Currently, less than 10% of carriers worldwide have started commercial construction of their 5G networks. By 2025, less than 45% of communication service providers globally will have launched a commercial 5G network, Lerner said. For carriers, cost is proving to be a problem.
Andrew LernerAnalyst, Gartner
"[5G is] really expensive to roll out for carriers," Lerner said. "They have to drive trucks to poles and put antennas on -- and that costs a ton of money. And the carriers won't do that unless there's an ROI. So, a lot of carriers are not making the investments as aggressively."
Despite the 5G hype, the technology still lacks a "killer use case" that 4G and LTE can't handle, Lerner said. In other words, 4G and LTE are still sufficient for many customers. And, without a killer 5G use case, ROI will be difficult for carriers.
"There isn't that killer use case, so there isn't that ROI," Lerner said.
5G hype needs viable use cases
Some 5G use cases have emerged, and some will be adopted faster than others.
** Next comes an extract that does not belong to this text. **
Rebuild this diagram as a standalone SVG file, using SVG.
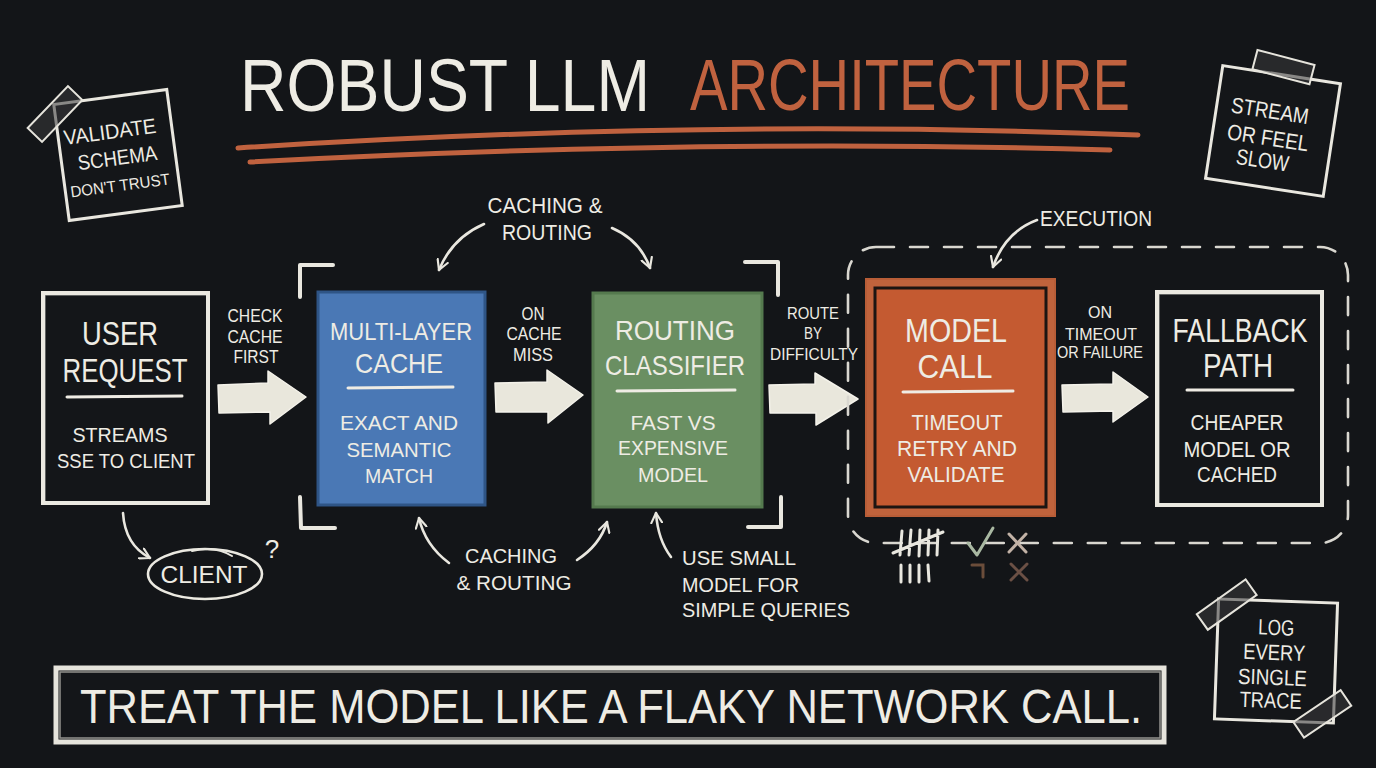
<svg xmlns="http://www.w3.org/2000/svg" width="1376" height="768" viewBox="0 0 1376 768">
<defs>
<style>
.t{font-family:"Liberation Sans",Arial,sans-serif;fill:#eeece4;text-anchor:middle;}
.ln{fill:none;stroke:#e9e7df;stroke-linecap:round;stroke-linejoin:round;}
.cv{fill:none;stroke:#e9e7df;stroke-width:2.6;stroke-linecap:round;marker-end:url(#ah);}
.blk{fill:#e9e7dc;stroke:#f4f2ea;stroke-width:1.5;stroke-linejoin:round;}
.tape{fill:#3a3b3d;fill-opacity:0.55;stroke:#e6e4dc;stroke-width:2;}
.note{fill:#141619;stroke:#e9e7df;stroke-width:3;}
.div{stroke:#efece4;stroke-width:3;stroke-linecap:round;}
</style>
<marker id="ah" viewBox="0 0 12 12" refX="10" refY="6" markerWidth="13" markerHeight="13" markerUnits="userSpaceOnUse" orient="auto">
<path d="M1,1 L10,6 L1,11" fill="none" stroke="#e9e7df" stroke-width="2" stroke-linecap="round" stroke-linejoin="round"/>
</marker>
</defs>
<rect width="1376" height="768" fill="#131518"/>

<!-- Title -->
<g id="title">
<text class="t" x="445" y="111" font-size="74" textLength="410" lengthAdjust="spacingAndGlyphs" style="fill:#eeece4">ROBUST LLM</text>
<text class="t" x="910" y="110" font-size="72" textLength="440" lengthAdjust="spacingAndGlyphs" style="fill:#c0623f">ARCHITECTURE</text>
<path d="M238,148 Q700,118 1138,135" fill="none" stroke="#c0623f" stroke-width="5" stroke-linecap="round"/>
<path d="M250,162 Q700,138 1110,150" fill="none" stroke="#c0623f" stroke-width="5" stroke-linecap="round"/>
</g>

<!-- Sticky notes -->
<g id="note-validate">
<g transform="rotate(-7.6 118 155)">
<rect class="note" x="61" y="96.5" width="114" height="117"/>
<text class="t" x="113" y="138" font-size="21" textLength="93" lengthAdjust="spacingAndGlyphs">VALIDATE</text>
<text class="t" x="117" y="165" font-size="21" textLength="80" lengthAdjust="spacingAndGlyphs">SCHEMA</text>
<text class="t" x="116" y="191" font-size="16" textLength="100" lengthAdjust="spacingAndGlyphs">DON'T TRUST</text>
</g>
<rect class="tape" x="26" y="104" width="58" height="20" transform="rotate(-46 55 114)"/>
</g>

<g id="note-stream">
<g transform="rotate(8.7 1273 131)">
<rect class="note" x="1213.5" y="74" width="119" height="114"/>
<text class="t" x="1267" y="119" font-size="22" textLength="78" lengthAdjust="spacingAndGlyphs">STREAM</text>
<text class="t" x="1269" y="146" font-size="22" textLength="82" lengthAdjust="spacingAndGlyphs">OR FEEL</text>
<text class="t" x="1267" y="169" font-size="22" textLength="53" lengthAdjust="spacingAndGlyphs">SLOW</text>
</g>
<rect class="tape" x="1254" y="57" width="59" height="20" transform="rotate(14.7 1283 67)"/>
</g>

<g id="note-log">
<g transform="rotate(2 1276 661)">
<rect class="note" x="1216.5" y="601" width="119" height="120"/>
<text class="t" x="1275" y="635" font-size="22" textLength="36" lengthAdjust="spacingAndGlyphs">LOG</text>
<text class="t" x="1274" y="660" font-size="22" textLength="62" lengthAdjust="spacingAndGlyphs">EVERY</text>
<text class="t" x="1273" y="685" font-size="22" textLength="69" lengthAdjust="spacingAndGlyphs">SINGLE</text>
<text class="t" x="1272" y="708" font-size="22" textLength="62" lengthAdjust="spacingAndGlyphs">TRACE</text>
</g>
<rect class="tape" x="1197" y="595" width="60" height="19" transform="rotate(-35.5 1227 605)"/>
<rect class="tape" x="1294" y="704" width="57" height="19" transform="rotate(-34 1323 714)"/>
</g>

<!-- Connectors -->
<g id="connectors">
<polygon class="blk" points="218,385 268,383 268,371 306,397 270,424 270,412 219,413"/>
<polygon class="blk" points="495,383 547,382 547,370 583,395 548,423 548,412 496,412"/>
<polygon class="blk" points="769,385 815,384 815,373 858,399 816,425 816,413 770,413"/>
<polygon class="blk" points="1062,385 1113,384 1113,372 1148,397 1113,422 1113,411 1063,412"/>
<path class="cv" d="M484,224 Q452,238 439,270"/>
<path class="cv" d="M612,228 Q640,240 650,268"/>
<path class="cv" d="M449,563 Q425,545 419,518"/>
<path class="cv" d="M577,560 Q600,545 607,522"/>
<path class="cv" d="M671,557 Q658,540 656,513"/>
<path class="cv" d="M1037,220 Q1005,232 993,267"/>
<path class="cv" d="M123,513 Q125,545 150,558"/>
</g>

<!-- Edge labels -->
<g id="labels">
<text class="t" x="255" y="322" font-size="18" textLength="55" lengthAdjust="spacingAndGlyphs">CHECK</text>
<text class="t" x="255" y="343" font-size="18" textLength="55" lengthAdjust="spacingAndGlyphs">CACHE</text>
<text class="t" x="256" y="363" font-size="18" textLength="45" lengthAdjust="spacingAndGlyphs">FIRST</text>
<text class="t" x="533" y="320" font-size="18" textLength="23" lengthAdjust="spacingAndGlyphs">ON</text>
<text class="t" x="534" y="340" font-size="18" textLength="55" lengthAdjust="spacingAndGlyphs">CACHE</text>
<text class="t" x="533" y="361" font-size="18" textLength="40" lengthAdjust="spacingAndGlyphs">MISS</text>
<text class="t" x="813" y="319" font-size="17" textLength="52" lengthAdjust="spacingAndGlyphs">ROUTE</text>
<text class="t" x="813" y="339" font-size="17" textLength="18" lengthAdjust="spacingAndGlyphs">BY</text>
<text class="t" x="814" y="360" font-size="17" textLength="88" lengthAdjust="spacingAndGlyphs">DIFFICULTY</text>
<text class="t" x="1100" y="318" font-size="17" textLength="24" lengthAdjust="spacingAndGlyphs">ON</text>
<text class="t" x="1101" y="340" font-size="17" textLength="72" lengthAdjust="spacingAndGlyphs">TIMEOUT</text>
<text class="t" x="1100" y="358" font-size="17" textLength="86" lengthAdjust="spacingAndGlyphs">OR FAILURE</text>
<text class="t" x="545" y="213" font-size="22" textLength="115" lengthAdjust="spacingAndGlyphs">CACHING &amp;</text>
<text class="t" x="547" y="240" font-size="22" textLength="90" lengthAdjust="spacingAndGlyphs">ROUTING</text>
<text class="t" x="511" y="563" font-size="21" textLength="92" lengthAdjust="spacingAndGlyphs">CACHING</text>
<text class="t" x="514" y="590" font-size="21" textLength="115" lengthAdjust="spacingAndGlyphs">&amp; ROUTING</text>
<text class="t" x="682" y="565" font-size="21" textLength="114" lengthAdjust="spacingAndGlyphs" style="text-anchor:start">USE SMALL</text>
<text class="t" x="682" y="592" font-size="21" textLength="117" lengthAdjust="spacingAndGlyphs" style="text-anchor:start">MODEL FOR</text>
<text class="t" x="682" y="617" font-size="21" textLength="168" lengthAdjust="spacingAndGlyphs" style="text-anchor:start">SIMPLE QUERIES</text>
<text class="t" x="1096" y="226" font-size="22" textLength="112" lengthAdjust="spacingAndGlyphs">EXECUTION</text>
</g>

<!-- Corner brackets -->
<g id="brackets" class="ln" stroke-width="4">
<path class="ln" stroke-width="4" d="M333,265 L300,265 L300,297"/>
<path class="ln" stroke-width="4" d="M300,497 L301,528 L335,528"/>
<path class="ln" stroke-width="4" d="M745,262 L778,262 L778,295"/>
<path class="ln" stroke-width="4" d="M781,497 L781,527 L748,527"/>
</g>

<!-- Execution group -->
<g id="execution-group">
<rect x="848" y="247" width="500" height="296" rx="28" fill="none" stroke="#d9d7d0" stroke-width="2.6" stroke-dasharray="18 16" stroke-linecap="round"/>
</g>

<!-- Nodes -->
<g id="user-request">
<rect x="43" y="293" width="165" height="210" fill="#141619" stroke="#ebe9e1" stroke-width="4"/>
<rect x="45" y="295" width="162" height="207" fill="none" stroke="#ebe9e1" stroke-width="1.2" opacity="0.6"/>
<text class="t" x="120" y="345" font-size="33" textLength="76" lengthAdjust="spacingAndGlyphs">USER</text>
<text class="t" x="125" y="382" font-size="33" textLength="125" lengthAdjust="spacingAndGlyphs">REQUEST</text>
<line class="div" x1="67" y1="397" x2="182" y2="396"/>
<text class="t" x="120" y="442" font-size="21" textLength="95" lengthAdjust="spacingAndGlyphs">STREAMS</text>
<text class="t" x="126" y="468" font-size="21" textLength="138" lengthAdjust="spacingAndGlyphs">SSE TO CLIENT</text>
</g>

<g id="client">
<ellipse cx="205" cy="574" rx="57" ry="25" fill="none" stroke="#ebe9e1" stroke-width="2.6"/>
<path class="ln" stroke-width="2" d="M192,551 Q215,545 232,556"/>
<text class="t" x="204" y="583" font-size="24" textLength="87" lengthAdjust="spacingAndGlyphs">CLIENT</text>
<text class="t" x="272" y="558" font-size="26">?</text>
</g>

<g id="cache">
<rect x="318" y="292" width="167" height="213" fill="#4a78b5" stroke="#2f5586" stroke-width="3"/>
<text class="t" x="401" y="340" font-size="23" textLength="142" lengthAdjust="spacingAndGlyphs">MULTI-LAYER</text>
<text class="t" x="399" y="373" font-size="28" textLength="88" lengthAdjust="spacingAndGlyphs">CACHE</text>
<line class="div" x1="348" y1="388" x2="453" y2="387"/>
<text class="t" x="399" y="430" font-size="21" textLength="118" lengthAdjust="spacingAndGlyphs">EXACT AND</text>
<text class="t" x="399" y="457" font-size="21" textLength="105" lengthAdjust="spacingAndGlyphs">SEMANTIC</text>
<text class="t" x="399" y="483" font-size="21" textLength="68" lengthAdjust="spacingAndGlyphs">MATCH</text>
</g>

<g id="routing">
<rect x="593" y="293" width="169" height="214" fill="#6a8f62" stroke="#557a4e" stroke-width="3"/>
<text class="t" x="675" y="340" font-size="28" textLength="120" lengthAdjust="spacingAndGlyphs">ROUTING</text>
<text class="t" x="675" y="375" font-size="28" textLength="140" lengthAdjust="spacingAndGlyphs">CLASSIFIER</text>
<line class="div" x1="617" y1="391" x2="735" y2="390"/>
<text class="t" x="673" y="430" font-size="21" textLength="85" lengthAdjust="spacingAndGlyphs">FAST VS</text>
<text class="t" x="673" y="455" font-size="21" textLength="110" lengthAdjust="spacingAndGlyphs">EXPENSIVE</text>
<text class="t" x="673" y="482" font-size="21" textLength="70" lengthAdjust="spacingAndGlyphs">MODEL</text>
</g>

<g id="model-call">
<rect x="866" y="279" width="189" height="237" fill="#c0633c" stroke="#b85d37" stroke-width="2"/>
<rect x="875" y="288" width="171" height="219" fill="#c45a31" stroke="#1c1512" stroke-width="3"/>
<text class="t" x="956" y="342" font-size="33" textLength="102" lengthAdjust="spacingAndGlyphs">MODEL</text>
<text class="t" x="955" y="378" font-size="33" textLength="75" lengthAdjust="spacingAndGlyphs">CALL</text>
<line class="div" x1="903" y1="392" x2="1013" y2="391"/>
<text class="t" x="957" y="430" font-size="22" textLength="91" lengthAdjust="spacingAndGlyphs">TIMEOUT</text>
<text class="t" x="957" y="456" font-size="22" textLength="120" lengthAdjust="spacingAndGlyphs">RETRY AND</text>
<text class="t" x="956" y="482" font-size="22" textLength="97" lengthAdjust="spacingAndGlyphs">VALIDATE</text>
</g>

<g id="fallback">
<rect x="1157" y="292" width="165" height="213" fill="#141619" stroke="#ebe9e1" stroke-width="4"/>
<rect x="1159" y="294" width="162" height="210" fill="none" stroke="#ebe9e1" stroke-width="1.2" opacity="0.6"/>
<text class="t" x="1240" y="342" font-size="33" textLength="135" lengthAdjust="spacingAndGlyphs">FALLBACK</text>
<text class="t" x="1238" y="377" font-size="33" textLength="70" lengthAdjust="spacingAndGlyphs">PATH</text>
<line class="div" x1="1187" y1="390" x2="1293" y2="390"/>
<text class="t" x="1237" y="430" font-size="22" textLength="93" lengthAdjust="spacingAndGlyphs">CHEAPER</text>
<text class="t" x="1237" y="457" font-size="22" textLength="107" lengthAdjust="spacingAndGlyphs">MODEL OR</text>
<text class="t" x="1237" y="482" font-size="22" textLength="80" lengthAdjust="spacingAndGlyphs">CACHED</text>
</g>

<!-- Tally marks -->
<g id="tally">
<g class="ln" stroke-width="3">
<path class="ln" stroke-width="3" d="M902,531 L900,555 M911,530 L909,555 M920,530 L919,556 M929,530 L928,555 M938,530 L937,555 M893,553 L943,532"/>
<path class="ln" stroke-width="3" d="M901,565 L901,582 M910,565 L910,582 M919,565 L919,582 M928,565 L929,581"/>
</g>
<path d="M968,543 L977,555 L993,528" fill="none" stroke="#a9b8a2" stroke-width="3" stroke-linecap="round" stroke-linejoin="round"/>
<path d="M1009,534 L1026,552 M1026,534 L1009,552" fill="none" stroke="#c2b2a6" stroke-width="3" stroke-linecap="round"/>
<path d="M972,565 L983,565 L983,577" fill="none" stroke="#6b4d3a" stroke-width="3" stroke-linecap="round"/>
<path d="M1011,564 L1027,580 M1027,564 L1011,580" fill="none" stroke="#6b5045" stroke-width="3" stroke-linecap="round"/>
</g>

<!-- Bottom banner -->
<g id="banner">
<rect x="56" y="668" width="1108" height="74" fill="#141619" stroke="#e6e4dc" stroke-width="5"/>
<rect x="60" y="672" width="1100" height="66" fill="none" stroke="#e6e4dc" stroke-width="1.5" opacity="0.6"/>
<text class="t" x="611" y="723" font-size="48" textLength="1062" lengthAdjust="spacingAndGlyphs">TREAT THE MODEL LIKE A FLAKY NETWORK CALL.</text>
</g>
</svg>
Fixed wireless connections, for example, is an early use case that comprises wireless systems and devices in fixed locations, such as offices and homes. Additionally, 5G will be available initially in some small target markets, especially for testing purposes.
Much has also been written and explored concerning the marriage of 5G and IoT. The two technologies could converge to establish a high-speed network infrastructure that includes faster connectivity among IoT devices, lower latency and reduced power consumption. 5G and IoT could also support the development of autonomous and connected vehicles.
Fueling the 5G hype even further, some industry observers have mused that 5G could usurp older Wi-Fi, wireless and WAN connectivity options. While those prophecies may prove to be true someday, they won't be true for the next four or five years, Lerner said. Dense, global 5G coverage, even in populated areas, is several years away, he added.
According to the Gartner Hype Cycle report, the International Telecommunication Union and other standards bodies are expected to ratify full 5G technical standards by 2020. In a separate Gartner report, the analyst firm forecast worldwide 5G wireless network infrastructure revenue will reach $4.2 billion in 2020, an 89% increase from 2019 revenue of $2.2 billion.
Vetting suppliers and standards
Gartner advised enterprises to incorporate realistic networking assumptions by working with network service providers to identify 5G availability at specific locations. Also, businesses should identify locations where 5G millimeter wave signals may encounter challenges from obstacles such as building walls, window glass and heavy foliage.
A key point highlighted in the Gartner report is 5G technologies will include proprietary pre-standard specifications from service providers as well as standards-based technology, such as 5G New Radio. As the 5G standard is finalized, businesses will need to wade through a minefield of proprietary, standards and pre-standard specifications.
"To identify the likelihood of potentially costly enterprise hardware upgrades, require service providers to detail their migration path from early commercial 5G services to supporting standards-based 5G services," the report read. "Specify whether a hardware, firmware or software upgrade will be needed for standards compliance."
In addition, proprietary technology used for pre-standard network services may limit a business customer's inter-carrier interoperability. As a result, the report said, businesses with pre-standard deployment plans for 5G must vet suppliers carefully.